-- START SOURCE DATA --

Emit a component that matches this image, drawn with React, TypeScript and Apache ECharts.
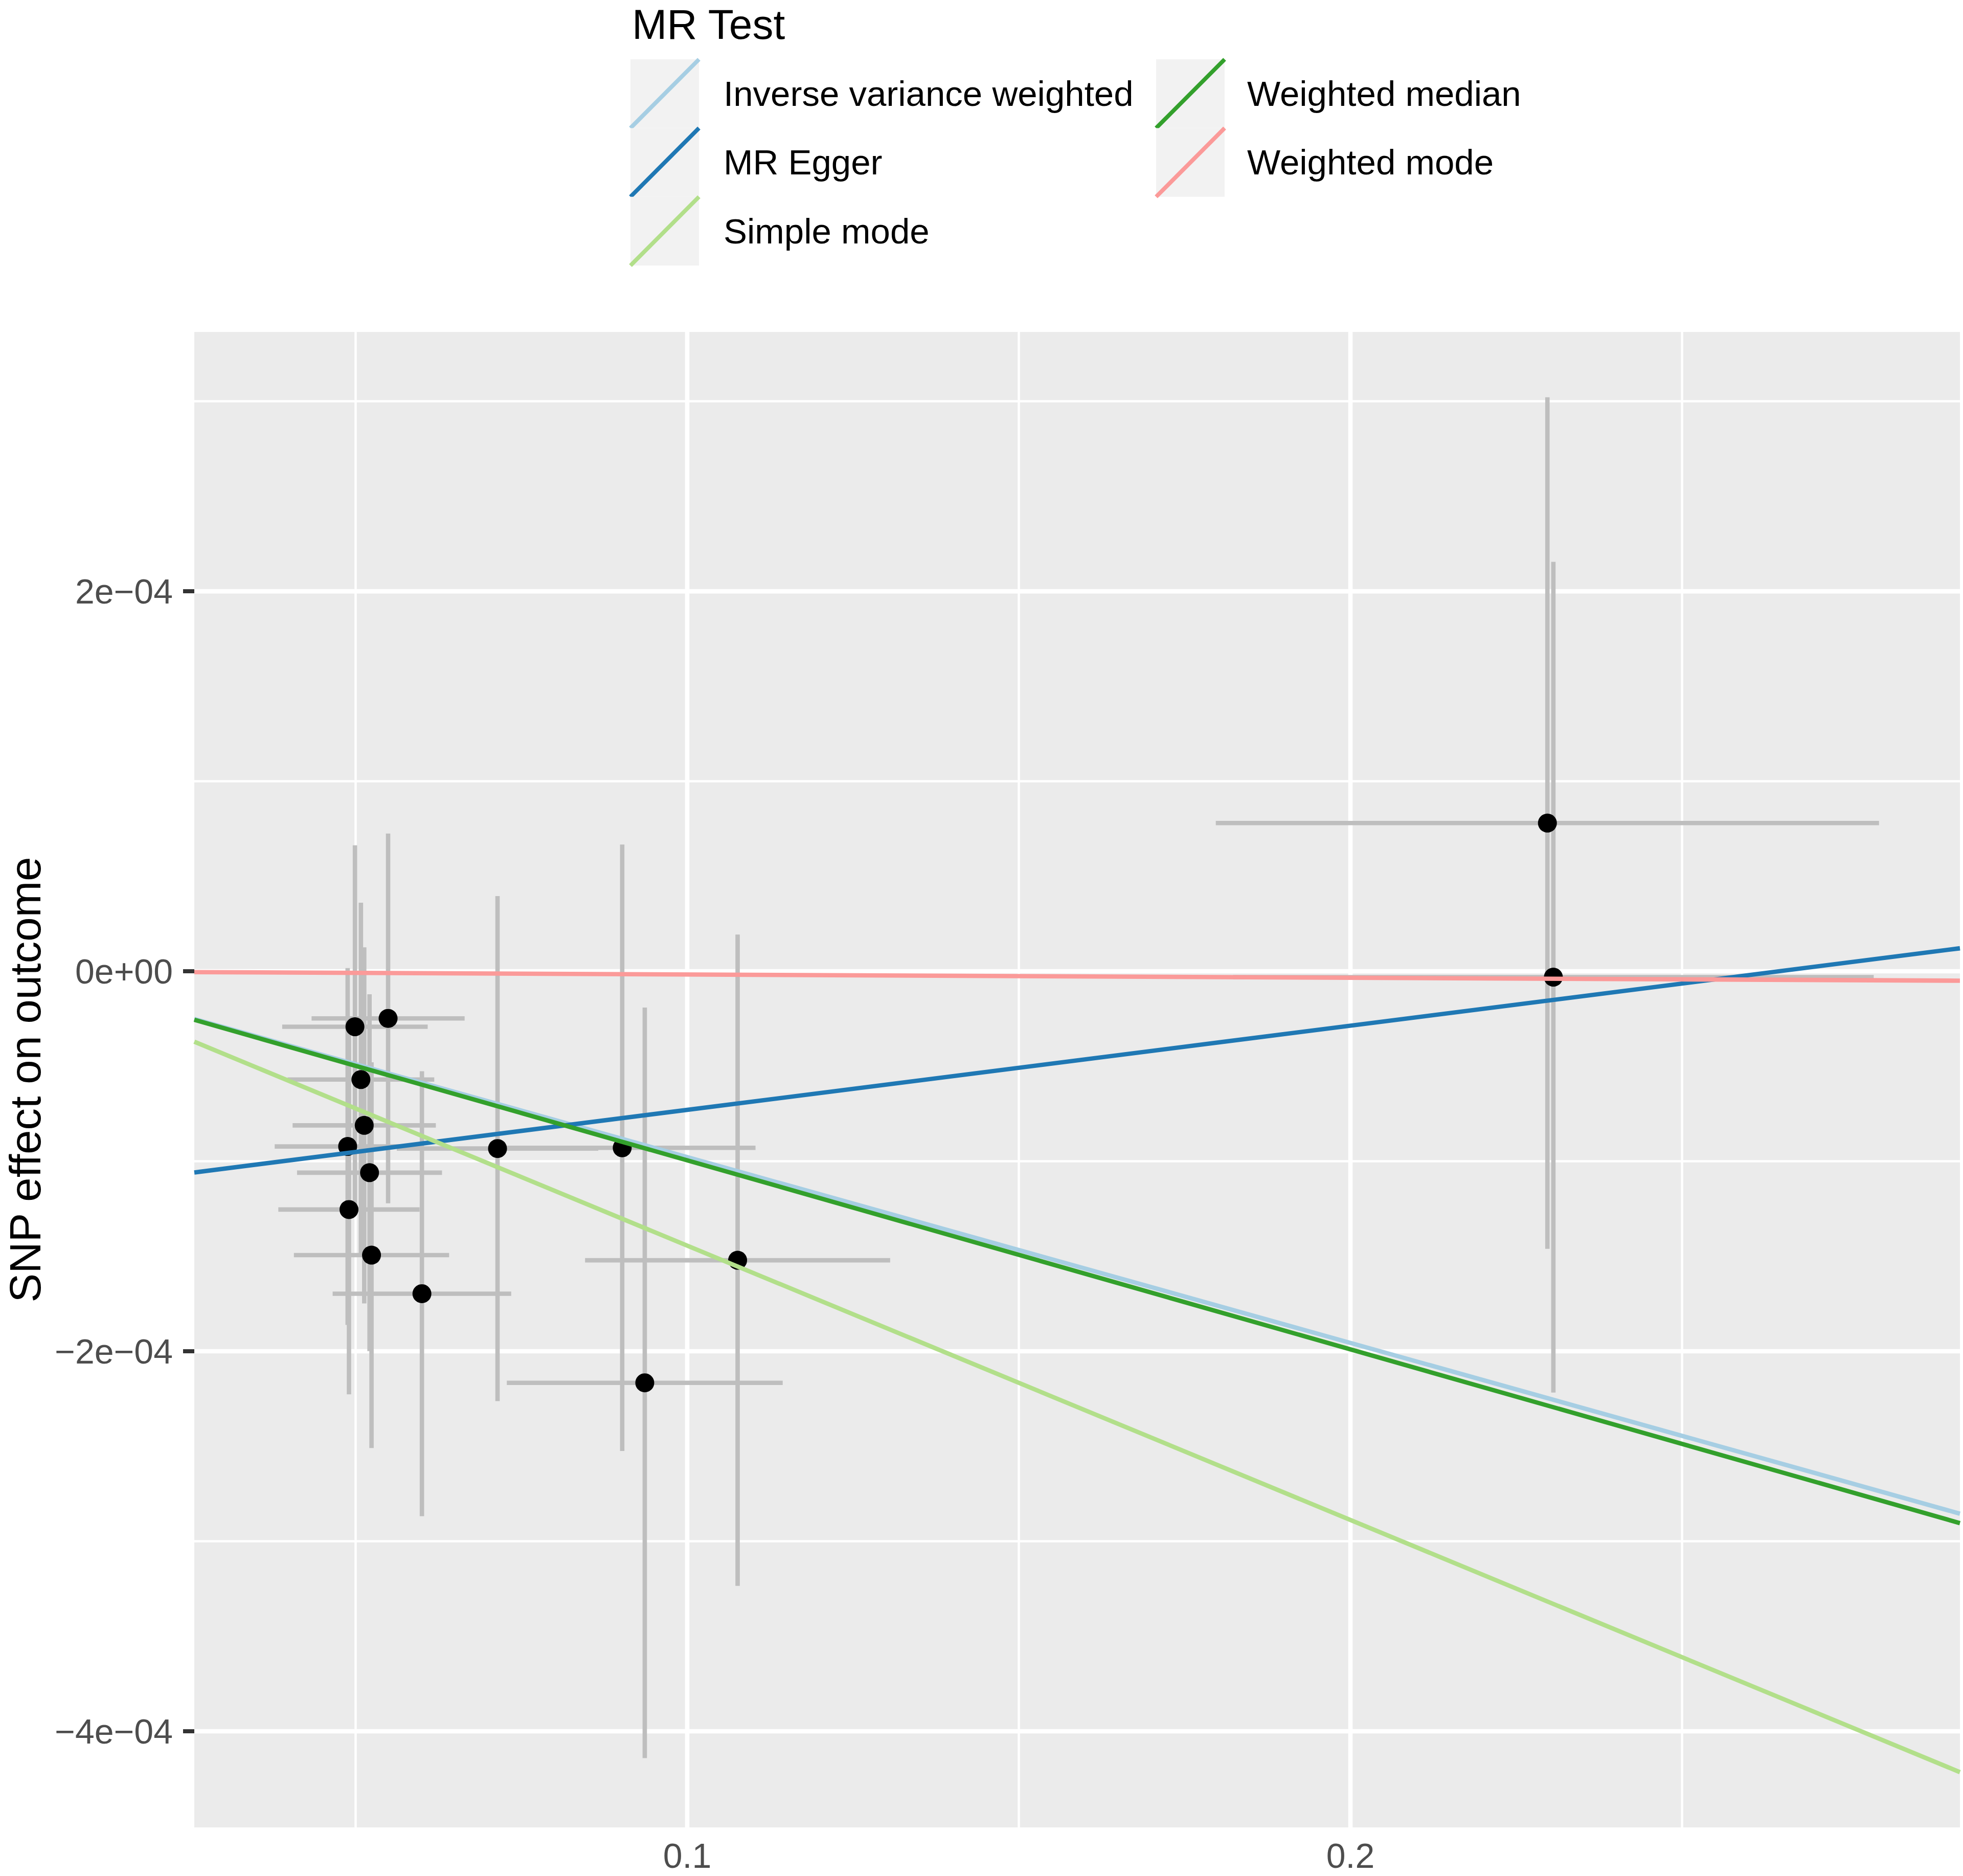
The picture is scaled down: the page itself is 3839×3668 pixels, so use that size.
import React, { useEffect, useRef } from 'react';
import * as echarts from 'echarts';

// ---------- data ----------
const betaExposure = [0.0499, 0.0549, 0.0508, 0.0513, 0.0488, 0.0714, 0.0902, 0.0521, 0.049, 0.0524, 0.06, 0.1076, 0.0936, 0.2297, 0.2306];
const betaOutcome = [-0.292e-4, -0.248e-4, -0.57e-4, -0.811e-4, -0.922e-4, -0.933e-4, -0.929e-4, -1.06e-4, -1.254e-4, -1.494e-4, -1.697e-4, -1.521e-4, -2.166e-4, 0.78e-4, -0.031e-4];
const seExposure = [0.01097, 0.01154, 0.01106, 0.0108, 0.011, 0.01519, 0.0201, 0.01093, 0.01065, 0.0117, 0.01346, 0.023, 0.0208, 0.05, 0.0483];
const seOutcome = [0.955e-4, 0.973e-4, 0.931e-4, 0.937e-4, 0.939e-4, 1.329e-4, 1.596e-4, 0.939e-4, 0.973e-4, 1.015e-4, 1.171e-4, 1.714e-4, 1.975e-4, 2.241e-4, 2.186e-4];

const methodNames = ['Inverse variance weighted', 'MR Egger', 'Simple mode', 'Weighted median', 'Weighted mode'];
const methodColors = ['#a6cee3', '#1f78b4', '#b2df8a', '#33a02c', '#fb9a99'];
const methodIntercepts = [0, -1.1727e-4, 0, 0, 0];
const methodSlopes = [-9.78e-4, 4.432e-4, -1.444e-3, -9.95e-4, -1.7e-5];

const xMin = 0.02568;
const xMax = 0.2919;
const yMin = -4.506e-4;
const yMax = 3.365e-4;

const xTickValues = [0.1, 0.2];
const xTickLabels = ['0.1', '0.2'];
const xMinorGrid = [0.05, 0.15, 0.25];
const yTickValues = [-4e-4, -2e-4, 0, 2e-4];
const yTickLabels = ['\u22124e\u221204', '\u22122e\u221204', '0e+00', '2e\u221204'];
const yMinorGrid = [-3e-4, -1e-4, 1e-4, 3e-4];

const legendTitle = 'MR Test';
const yTitle = 'SNP effect on outcome';

// ---------- layout ----------
const W = 3839;
const H = 3668;
const FONT = '"Liberation Sans", Arial, Helvetica, sans-serif';
const GRID = { left: 380, top: 649, width: 3453, height: 2924 };
const LINE_W = 8.6;

function lookup(values: number[], labels: string[], v: number) {
  for (let i = 0; i < values.length; i++) {
    if (Math.abs(values[i] - v) < 1e-9) return labels[i];
  }
  return '';
}

export default function App() {
  const ref = useRef<HTMLDivElement>(null);

  useEffect(() => {
    if (!ref.current) return;
    const chart = echarts.init(ref.current, null, { renderer: 'svg', width: W, height: H });

    const gridItems: number[][] = [
      ...xMinorGrid.map((v) => [0, v, 0]),
      ...yMinorGrid.map((v) => [1, v, 0]),
      ...xTickValues.map((v) => [0, v, 1]),
      ...yTickValues.map((v) => [1, v, 1]),
    ];

    const pointData = betaExposure.map((x, i) => [x, betaOutcome[i], seExposure[i], seOutcome[i]]);

    const lineSeries = methodNames.map((name, i) => ({
      type: 'line',
      name,
      z: 5,
      showSymbol: false,
      symbol: 'none',
      silent: true,
      clip: true,
      lineStyle: { color: methodColors[i], width: LINE_W, opacity: 1 },
      data: [
        [xMin, methodIntercepts[i] + methodSlopes[i] * xMin],
        [xMax, methodIntercepts[i] + methodSlopes[i] * xMax],
      ],
    }));

    // legend graphics
    const keyX = [1233, 2261];
    const textX = [1415, 2439];
    const keyTop = 116;
    const keyW = 134;
    const keyH = 134.4;
    const legendEls: any[] = [];
    methodNames.forEach((name, i) => {
      const col = i < 3 ? 0 : 1;
      const row = i < 3 ? i : i - 3;
      const y0 = keyTop + row * keyH;
      legendEls.push({
        type: 'rect',
        shape: { x: keyX[col], y: y0, width: keyW, height: keyH },
        style: { fill: '#F2F2F2' },
      });
      legendEls.push({
        type: 'line',
        shape: { x1: keyX[col], y1: y0 + keyH, x2: keyX[col] + keyW, y2: y0 },
        style: { stroke: methodColors[i], lineWidth: 8 },
      });
      legendEls.push({
        type: 'text',
        x: textX[col],
        y: y0 + keyH / 2,
        style: {
          text: name,
          fontSize: 69,
          fontFamily: FONT,
          fill: '#000000',
          align: 'left',
          verticalAlign: 'middle',
        },
      });
    });

    const option: any = {
      animation: false,
      backgroundColor: '#FFFFFF',
      grid: {
        left: GRID.left,
        top: GRID.top,
        width: GRID.width,
        height: GRID.height,
        show: true,
        backgroundColor: '#EBEBEB',
        borderWidth: 0,
        containLabel: false,
      },
      xAxis: {
        type: 'value',
        min: xMin,
        max: xMax,
        axisLine: { show: false },
        splitLine: { show: false },
        minorSplitLine: { show: false },
        axisTick: {
          show: true,
          customValues: xTickValues,
          length: 22,
          lineStyle: { color: '#333333', width: 8 },
        },
        axisLabel: {
          show: true,
          customValues: xTickValues,
          margin: 25,
          fontSize: 68,
          lineHeight: 60,
          fontFamily: FONT,
          color: '#4D4D4D',
          formatter: (v: number) => lookup(xTickValues, xTickLabels, v),
        },
      },
      yAxis: {
        type: 'value',
        min: yMin,
        max: yMax,
        axisLine: { show: false },
        splitLine: { show: false },
        minorSplitLine: { show: false },
        axisTick: {
          show: true,
          customValues: yTickValues,
          length: 22,
          lineStyle: { color: '#333333', width: 8 },
        },
        axisLabel: {
          show: true,
          customValues: yTickValues,
          margin: 42,
          fontSize: 68,
          fontFamily: FONT,
          color: '#4D4D4D',
          formatter: (v: number) => lookup(yTickValues, yTickLabels, v),
        },
      },
      graphic: [
        {
          type: 'text',
          x: 1236,
          y: 47,
          style: {
            text: legendTitle,
            fontSize: 82,
            lineHeight: 66,
            fontFamily: FONT,
            fill: '#000000',
            align: 'left',
            verticalAlign: 'middle',
          },
        },
        ...legendEls,
        {
          type: 'text',
          x: 49,
          y: GRID.top + GRID.height / 2,
          rotation: Math.PI / 2,
          style: {
            text: yTitle,
            fontSize: 85,
            lineHeight: 68,
            fontFamily: FONT,
            fill: '#000000',
            align: 'center',
            verticalAlign: 'middle',
          },
        },
      ],
      series: [
        {
          type: 'custom',
          name: 'grid',
          coordinateSystem: 'cartesian2d',
          silent: true,
          clip: false,
          z: 1,
          encode: { x: 1, y: 1 },
          data: gridItems,
          renderItem: (params: any, api: any) => {
            const flag = api.value(0);
            const v = api.value(1);
            const major = api.value(2);
            const cs = params.coordSys;
            const lw = major ? LINE_W : 4.5;
            if (flag === 0) {
              const px = api.coord([v, yMin])[0];
              return {
                type: 'line',
                shape: { x1: px, y1: cs.y, x2: px, y2: cs.y + cs.height },
                style: { stroke: '#FFFFFF', lineWidth: lw },
              };
            }
            const py = api.coord([xMin, v])[1];
            return {
              type: 'line',
              shape: { x1: cs.x, y1: py, x2: cs.x + cs.width, y2: py },
              style: { stroke: '#FFFFFF', lineWidth: lw },
            };
          },
        },
        {
          type: 'custom',
          name: 'errorbars',
          coordinateSystem: 'cartesian2d',
          silent: true,
          z: 2,
          encode: { x: 0, y: 1 },
          data: pointData,
          renderItem: (params: any, api: any) => {
            const bx = api.value(0);
            const by = api.value(1);
            const sx = api.value(2);
            const sy = api.value(3);
            const v1 = api.coord([bx, by - sy]);
            const v2 = api.coord([bx, by + sy]);
            const h1 = api.coord([bx - sx, by]);
            const h2 = api.coord([bx + sx, by]);
            return {
              type: 'group',
              children: [
                {
                  type: 'line',
                  shape: { x1: v1[0], y1: v1[1], x2: v2[0], y2: v2[1] },
                  style: { stroke: '#BEBEBE', lineWidth: LINE_W },
                },
                {
                  type: 'line',
                  shape: { x1: h1[0], y1: h1[1], x2: h2[0], y2: h2[1] },
                  style: { stroke: '#BEBEBE', lineWidth: LINE_W },
                },
              ],
            };
          },
        },
        {
          type: 'scatter',
          name: 'SNPs',
          z: 3,
          silent: true,
          symbol: 'circle',
          symbolSize: 37,
          itemStyle: { color: '#000000', opacity: 1 },
          data: betaExposure.map((x, i) => [x, betaOutcome[i]]),
        },
        ...lineSeries,
      ],
    };

    chart.setOption(option);
    return () => chart.dispose();
  }, []);

  return (
    <div
      ref={ref}
      style={{ position: 'fixed', left: 0, top: 0, width: W, height: H, background: '#FFFFFF' }}
    />
  );
}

-- END SOURCE DATA --

(EXERCISE)
Above are some lines. Repeat exactly, and only, those from the line that has "The picture is" through the line that has "const yMax = 3.365e-4;".

(EXERCISE ANSWER)
The picture is scaled down: the page itself is 3839×3668 pixels, so use that size.
import React, { useEffect, useRef } from 'react';
import * as echarts from 'echarts';

// ---------- data ----------
const betaExposure = [0.0499, 0.0549, 0.0508, 0.0513, 0.0488, 0.0714, 0.0902, 0.0521, 0.049, 0.0524, 0.06, 0.1076, 0.0936, 0.2297, 0.2306];
const betaOutcome = [-0.292e-4, -0.248e-4, -0.57e-4, -0.811e-4, -0.922e-4, -0.933e-4, -0.929e-4, -1.06e-4, -1.254e-4, -1.494e-4, -1.697e-4, -1.521e-4, -2.166e-4, 0.78e-4, -0.031e-4];
const seExposure = [0.01097, 0.01154, 0.01106, 0.0108, 0.011, 0.01519, 0.0201, 0.01093, 0.01065, 0.0117, 0.01346, 0.023, 0.0208, 0.05, 0.0483];
const seOutcome = [0.955e-4, 0.973e-4, 0.931e-4, 0.937e-4, 0.939e-4, 1.329e-4, 1.596e-4, 0.939e-4, 0.973e-4, 1.015e-4, 1.171e-4, 1.714e-4, 1.975e-4, 2.241e-4, 2.186e-4];

const methodNames = ['Inverse variance weighted', 'MR Egger', 'Simple mode', 'Weighted median', 'Weighted mode'];
const methodColors = ['#a6cee3', '#1f78b4', '#b2df8a', '#33a02c', '#fb9a99'];
const methodIntercepts = [0, -1.1727e-4, 0, 0, 0];
const methodSlopes = [-9.78e-4, 4.432e-4, -1.444e-3, -9.95e-4, -1.7e-5];

const xMin = 0.02568;
const xMax = 0.2919;
const yMin = -4.506e-4;
const yMax = 3.365e-4;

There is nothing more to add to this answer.